Can you write out all the lines word for word, with no pictures?
** Begin SOURCE EXCERPT **
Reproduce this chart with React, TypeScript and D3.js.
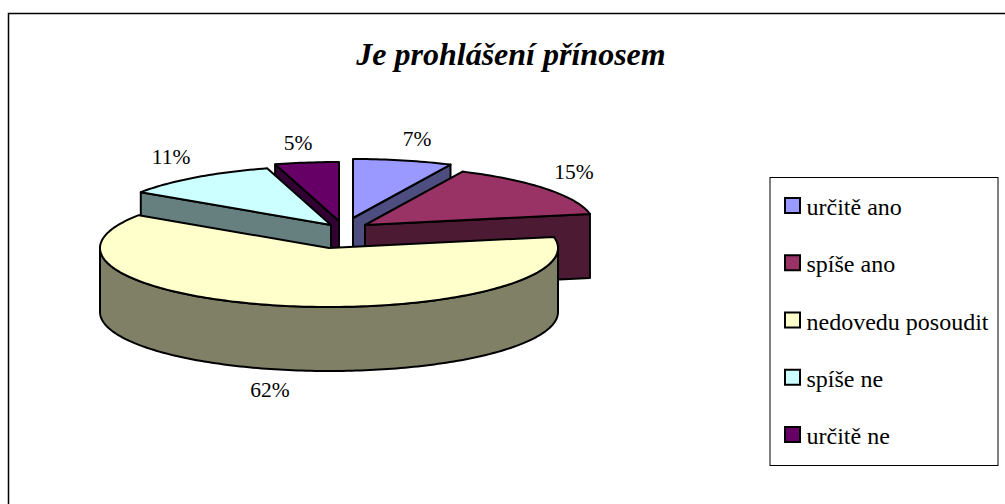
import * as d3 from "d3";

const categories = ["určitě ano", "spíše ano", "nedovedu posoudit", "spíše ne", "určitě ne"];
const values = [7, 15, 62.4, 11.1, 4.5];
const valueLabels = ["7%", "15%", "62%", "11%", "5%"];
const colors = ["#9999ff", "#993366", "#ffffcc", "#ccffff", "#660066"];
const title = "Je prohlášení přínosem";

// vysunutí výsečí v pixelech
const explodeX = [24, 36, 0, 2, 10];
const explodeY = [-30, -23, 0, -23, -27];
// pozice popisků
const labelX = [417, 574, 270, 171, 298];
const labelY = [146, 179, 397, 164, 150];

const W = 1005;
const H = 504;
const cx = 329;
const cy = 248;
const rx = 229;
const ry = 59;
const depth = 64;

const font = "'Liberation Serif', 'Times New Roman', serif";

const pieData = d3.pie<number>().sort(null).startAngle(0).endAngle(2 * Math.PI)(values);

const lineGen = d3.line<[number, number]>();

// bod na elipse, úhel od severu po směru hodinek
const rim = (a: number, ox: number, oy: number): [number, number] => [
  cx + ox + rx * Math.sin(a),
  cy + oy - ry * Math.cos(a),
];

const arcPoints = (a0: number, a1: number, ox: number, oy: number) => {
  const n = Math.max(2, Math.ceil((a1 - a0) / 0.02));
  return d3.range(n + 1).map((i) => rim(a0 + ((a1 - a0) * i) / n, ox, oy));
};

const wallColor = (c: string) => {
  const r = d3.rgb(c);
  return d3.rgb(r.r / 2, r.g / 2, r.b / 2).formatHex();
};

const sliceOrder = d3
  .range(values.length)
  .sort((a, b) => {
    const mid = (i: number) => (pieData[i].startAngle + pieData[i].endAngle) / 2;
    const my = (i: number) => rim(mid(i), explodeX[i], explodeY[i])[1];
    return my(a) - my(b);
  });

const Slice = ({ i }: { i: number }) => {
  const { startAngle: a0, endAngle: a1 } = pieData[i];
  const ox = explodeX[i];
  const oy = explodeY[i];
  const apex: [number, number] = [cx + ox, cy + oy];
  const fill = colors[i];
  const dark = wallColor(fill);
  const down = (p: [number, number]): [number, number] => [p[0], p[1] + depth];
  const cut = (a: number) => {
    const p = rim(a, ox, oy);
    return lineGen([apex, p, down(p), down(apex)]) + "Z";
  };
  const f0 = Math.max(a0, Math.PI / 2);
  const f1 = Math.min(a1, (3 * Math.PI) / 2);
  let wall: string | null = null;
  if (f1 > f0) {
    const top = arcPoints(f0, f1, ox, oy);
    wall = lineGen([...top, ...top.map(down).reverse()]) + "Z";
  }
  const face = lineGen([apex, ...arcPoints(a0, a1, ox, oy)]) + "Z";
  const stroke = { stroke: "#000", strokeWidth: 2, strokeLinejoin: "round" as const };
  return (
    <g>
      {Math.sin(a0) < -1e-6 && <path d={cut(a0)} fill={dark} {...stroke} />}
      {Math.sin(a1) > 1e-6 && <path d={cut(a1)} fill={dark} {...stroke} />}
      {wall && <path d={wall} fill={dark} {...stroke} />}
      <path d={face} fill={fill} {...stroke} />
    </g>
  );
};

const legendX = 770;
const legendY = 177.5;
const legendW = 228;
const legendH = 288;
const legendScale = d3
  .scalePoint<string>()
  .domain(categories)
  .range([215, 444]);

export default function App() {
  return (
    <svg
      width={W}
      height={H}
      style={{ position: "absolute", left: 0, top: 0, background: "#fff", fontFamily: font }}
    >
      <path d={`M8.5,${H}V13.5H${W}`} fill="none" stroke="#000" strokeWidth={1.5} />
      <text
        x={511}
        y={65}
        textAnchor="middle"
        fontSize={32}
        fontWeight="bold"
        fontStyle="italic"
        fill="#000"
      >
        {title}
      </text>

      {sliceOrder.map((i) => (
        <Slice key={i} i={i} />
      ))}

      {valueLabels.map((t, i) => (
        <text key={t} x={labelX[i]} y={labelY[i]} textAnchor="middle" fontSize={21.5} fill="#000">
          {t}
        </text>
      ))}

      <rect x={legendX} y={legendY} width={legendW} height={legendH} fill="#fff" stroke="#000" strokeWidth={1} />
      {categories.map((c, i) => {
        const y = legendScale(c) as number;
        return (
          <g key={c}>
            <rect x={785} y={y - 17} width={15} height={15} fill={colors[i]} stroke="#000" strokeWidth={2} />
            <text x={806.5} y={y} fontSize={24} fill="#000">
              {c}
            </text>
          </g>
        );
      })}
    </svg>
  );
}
** End SOURCE EXCERPT **
TASK RESPONSE »
Reproduce this chart with React, TypeScript and D3.js.
import * as d3 from "d3";

const categories = ["určitě ano", "spíše ano", "nedovedu posoudit", "spíše ne", "určitě ne"];
const values = [7, 15, 62.4, 11.1, 4.5];
const valueLabels = ["7%", "15%", "62%", "11%", "5%"];
const colors = ["#9999ff", "#993366", "#ffffcc", "#ccffff", "#660066"];
const title = "Je prohlášení přínosem";

// vysunutí výsečí v pixelech
const explodeX = [24, 36, 0, 2, 10];
const explodeY = [-30, -23, 0, -23, -27];
// pozice popisků
const labelX = [417, 574, 270, 171, 298];
const labelY = [146, 179, 397, 164, 150];

const W = 1005;
const H = 504;
const cx = 329;
const cy = 248;
const rx = 229;
const ry = 59;
const depth = 64;

const font = "'Liberation Serif', 'Times New Roman', serif";

const pieData = d3.pie<number>().sort(null).startAngle(0).endAngle(2 * Math.PI)(values);

const lineGen = d3.line<[number, number]>();

// bod na elipse, úhel od severu po směru hodinek
const rim = (a: number, ox: number, oy: number): [number, number] => [
  cx + ox + rx * Math.sin(a),
  cy + oy - ry * Math.cos(a),
];

const arcPoints = (a0: number, a1: number, ox: number, oy: number) => {
  const n = Math.max(2, Math.ceil((a1 - a0) / 0.02));
  return d3.range(n + 1).map((i) => rim(a0 + ((a1 - a0) * i) / n, ox, oy));
};

const wallColor = (c: string) => {
  const r = d3.rgb(c);
  return d3.rgb(r.r / 2, r.g / 2, r.b / 2).formatHex();
};

const sliceOrder = d3
  .range(values.length)
  .sort((a, b) => {
    const mid = (i: number) => (pieData[i].startAngle + pieData[i].endAngle) / 2;
    const my = (i: number) => rim(mid(i), explodeX[i], explodeY[i])[1];
    return my(a) - my(b);
  });

const Slice = ({ i }: { i: number }) => {
  const { startAngle: a0, endAngle: a1 } = pieData[i];
  const ox = explodeX[i];
  const oy = explodeY[i];
  const apex: [number, number] = [cx + ox, cy + oy];
  const fill = colors[i];
  const dark = wallColor(fill);
  const down = (p: [number, number]): [number, number] => [p[0], p[1] + depth];
  const cut = (a: number) => {
    const p = rim(a, ox, oy);
    return lineGen([apex, p, down(p), down(apex)]) + "Z";
  };
  const f0 = Math.max(a0, Math.PI / 2);
  const f1 = Math.min(a1, (3 * Math.PI) / 2);
  let wall: string | null = null;
  if (f1 > f0) {
    const top = arcPoints(f0, f1, ox, oy);
    wall = lineGen([...top, ...top.map(down).reverse()]) + "Z";
  }
  const face = lineGen([apex, ...arcPoints(a0, a1, ox, oy)]) + "Z";
  const stroke = { stroke: "#000", strokeWidth: 2, strokeLinejoin: "round" as const };
  return (
    <g>
      {Math.sin(a0) < -1e-6 && <path d={cut(a0)} fill={dark} {...stroke} />}
      {Math.sin(a1) > 1e-6 && <path d={cut(a1)} fill={dark} {...stroke} />}
      {wall && <path d={wall} fill={dark} {...stroke} />}
      <path d={face} fill={fill} {...stroke} />
    </g>
  );
};

const legendX = 770;
const legendY = 177.5;
const legendW = 228;
const legendH = 288;
const legendScale = d3
  .scalePoint<string>()
  .domain(categories)
  .range([215, 444]);

export default function App() {
  return (
    <svg
      width={W}
      height={H}
      style={{ position: "absolute", left: 0, top: 0, background: "#fff", fontFamily: font }}
    >
      <path d={`M8.5,${H}V13.5H${W}`} fill="none" stroke="#000" strokeWidth={1.5} />
      <text
        x={511}
        y={65}
        textAnchor="middle"
        fontSize={32}
        fontWeight="bold"
        fontStyle="italic"
        fill="#000"
      >
        {title}
      </text>

      {sliceOrder.map((i) => (
        <Slice key={i} i={i} />
      ))}

      {valueLabels.map((t, i) => (
        <text key={t} x={labelX[i]} y={labelY[i]} textAnchor="middle" fontSize={21.5} fill="#000">
          {t}
        </text>
      ))}

      <rect x={legendX} y={legendY} width={legendW} height={legendH} fill="#fff" stroke="#000" strokeWidth={1} />
      {categories.map((c, i) => {
        const y = legendScale(c) as number;
        return (
          <g key={c}>
            <rect x={785} y={y - 17} width={15} height={15} fill={colors[i]} stroke="#000" strokeWidth={2} />
            <text x={806.5} y={y} fontSize={24} fill="#000">
              {c}
            </text>
          </g>
        );
      })}
    </svg>
  );
}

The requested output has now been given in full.